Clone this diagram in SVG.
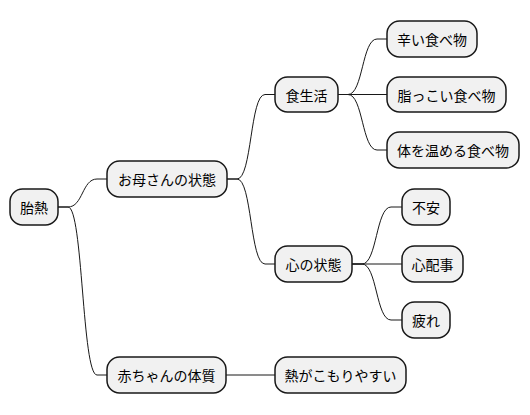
<svg xmlns="http://www.w3.org/2000/svg" width="530" height="415" viewBox="0 0 530 415">
<style>
.n rect{fill:#F1F1F1;stroke:#181818;stroke-width:1.5}
.n text{font-family:"Noto Sans CJK JP","Noto Sans",sans-serif;font-size:14px;fill:#000;text-anchor:middle;dominant-baseline:central}
.c path{fill:none;stroke:#181818;stroke-width:1}
</style>
<rect width="530" height="415" fill="#FFFFFF"/>
<g class="c">
<path d="M58,207 L68,207 C83,207 82,179 97,179 L107,179"/>
<path d="M58,207 L68,207 C83,207 82,375 97,375 L107,375"/>
<path d="M227,179 L237,179 C252,179 250,94.5 265,94.5 L275,94.5"/>
<path d="M227,179 L237,179 C252,179 250,264 265,264 L275,264"/>
<path d="M338,94.5 L348,94.5 C363,94.5 362,39 377,39 L387,39"/>
<path d="M338,94.5 L387,94.5"/>
<path d="M338,94.5 L348,94.5 C363,94.5 362,150 377,150 L387,150"/>
<path d="M352,264 L362,264 C377,264 376,207 391,207 L402,207"/>
<path d="M352,264 L402,264"/>
<path d="M352,264 L362,264 C377,264 376,320 391,320 L402,320"/>
<path d="M226,375 L275,375"/>
</g>
<g id="n1" class="n"><rect x="10" y="189" width="48" height="36" rx="12.5"/><text x="34" y="207">胎熱</text></g>
<g id="n2" class="n"><rect x="107" y="161" width="120" height="36" rx="12.5"/><text x="167" y="179">お母さんの状態</text></g>
<g id="n3" class="n"><rect x="275" y="77" width="63" height="35" rx="12.5"/><text x="306.5" y="94.5">食生活</text></g>
<g id="n4" class="n"><rect x="387" y="21" width="90" height="36" rx="12.5"/><text x="432" y="39">辛い食べ物</text></g>
<g id="n5" class="n"><rect x="387" y="77" width="119" height="35" rx="12.5"/><text x="446.5" y="94.5">脂っこい食べ物</text></g>
<g id="n6" class="n"><rect x="387" y="132" width="132" height="36" rx="12.5"/><text x="453" y="150">体を温める食べ物</text></g>
<g id="n7" class="n"><rect x="275" y="246" width="77" height="36" rx="12.5"/><text x="313.5" y="264">心の状態</text></g>
<g id="n8" class="n"><rect x="402" y="189" width="48" height="36" rx="12.5"/><text x="426" y="207">不安</text></g>
<g id="n9" class="n"><rect x="402" y="246" width="61" height="36" rx="12.5"/><text x="432.5" y="264">心配事</text></g>
<g id="n10" class="n"><rect x="402" y="302" width="48" height="36" rx="12.5"/><text x="426" y="320">疲れ</text></g>
<g id="n11" class="n"><rect x="107" y="357" width="119" height="36" rx="12.5"/><text x="166.5" y="375">赤ちゃんの体質</text></g>
<g id="n12" class="n"><rect x="275" y="357" width="131" height="36" rx="12.5"/><text x="340.5" y="375">熱がこもりやすい</text></g>
</svg>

**Problem details:** Leave out the pictures and transcribe everything else exactly.

**Full output:**
Clone this diagram in SVG.
<svg xmlns="http://www.w3.org/2000/svg" width="530" height="415" viewBox="0 0 530 415">
<style>
.n rect{fill:#F1F1F1;stroke:#181818;stroke-width:1.5}
.n text{font-family:"Noto Sans CJK JP","Noto Sans",sans-serif;font-size:14px;fill:#000;text-anchor:middle;dominant-baseline:central}
.c path{fill:none;stroke:#181818;stroke-width:1}
</style>
<rect width="530" height="415" fill="#FFFFFF"/>
<g class="c">
<path d="M58,207 L68,207 C83,207 82,179 97,179 L107,179"/>
<path d="M58,207 L68,207 C83,207 82,375 97,375 L107,375"/>
<path d="M227,179 L237,179 C252,179 250,94.5 265,94.5 L275,94.5"/>
<path d="M227,179 L237,179 C252,179 250,264 265,264 L275,264"/>
<path d="M338,94.5 L348,94.5 C363,94.5 362,39 377,39 L387,39"/>
<path d="M338,94.5 L387,94.5"/>
<path d="M338,94.5 L348,94.5 C363,94.5 362,150 377,150 L387,150"/>
<path d="M352,264 L362,264 C377,264 376,207 391,207 L402,207"/>
<path d="M352,264 L402,264"/>
<path d="M352,264 L362,264 C377,264 376,320 391,320 L402,320"/>
<path d="M226,375 L275,375"/>
</g>
<g id="n1" class="n"><rect x="10" y="189" width="48" height="36" rx="12.5"/><text x="34" y="207">胎熱</text></g>
<g id="n2" class="n"><rect x="107" y="161" width="120" height="36" rx="12.5"/><text x="167" y="179">お母さんの状態</text></g>
<g id="n3" class="n"><rect x="275" y="77" width="63" height="35" rx="12.5"/><text x="306.5" y="94.5">食生活</text></g>
<g id="n4" class="n"><rect x="387" y="21" width="90" height="36" rx="12.5"/><text x="432" y="39">辛い食べ物</text></g>
<g id="n5" class="n"><rect x="387" y="77" width="119" height="35" rx="12.5"/><text x="446.5" y="94.5">脂っこい食べ物</text></g>
<g id="n6" class="n"><rect x="387" y="132" width="132" height="36" rx="12.5"/><text x="453" y="150">体を温める食べ物</text></g>
<g id="n7" class="n"><rect x="275" y="246" width="77" height="36" rx="12.5"/><text x="313.5" y="264">心の状態</text></g>
<g id="n8" class="n"><rect x="402" y="189" width="48" height="36" rx="12.5"/><text x="426" y="207">不安</text></g>
<g id="n9" class="n"><rect x="402" y="246" width="61" height="36" rx="12.5"/><text x="432.5" y="264">心配事</text></g>
<g id="n10" class="n"><rect x="402" y="302" width="48" height="36" rx="12.5"/><text x="426" y="320">疲れ</text></g>
<g id="n11" class="n"><rect x="107" y="357" width="119" height="36" rx="12.5"/><text x="166.5" y="375">赤ちゃんの体質</text></g>
<g id="n12" class="n"><rect x="275" y="357" width="131" height="36" rx="12.5"/><text x="340.5" y="375">熱がこもりやすい</text></g>
</svg>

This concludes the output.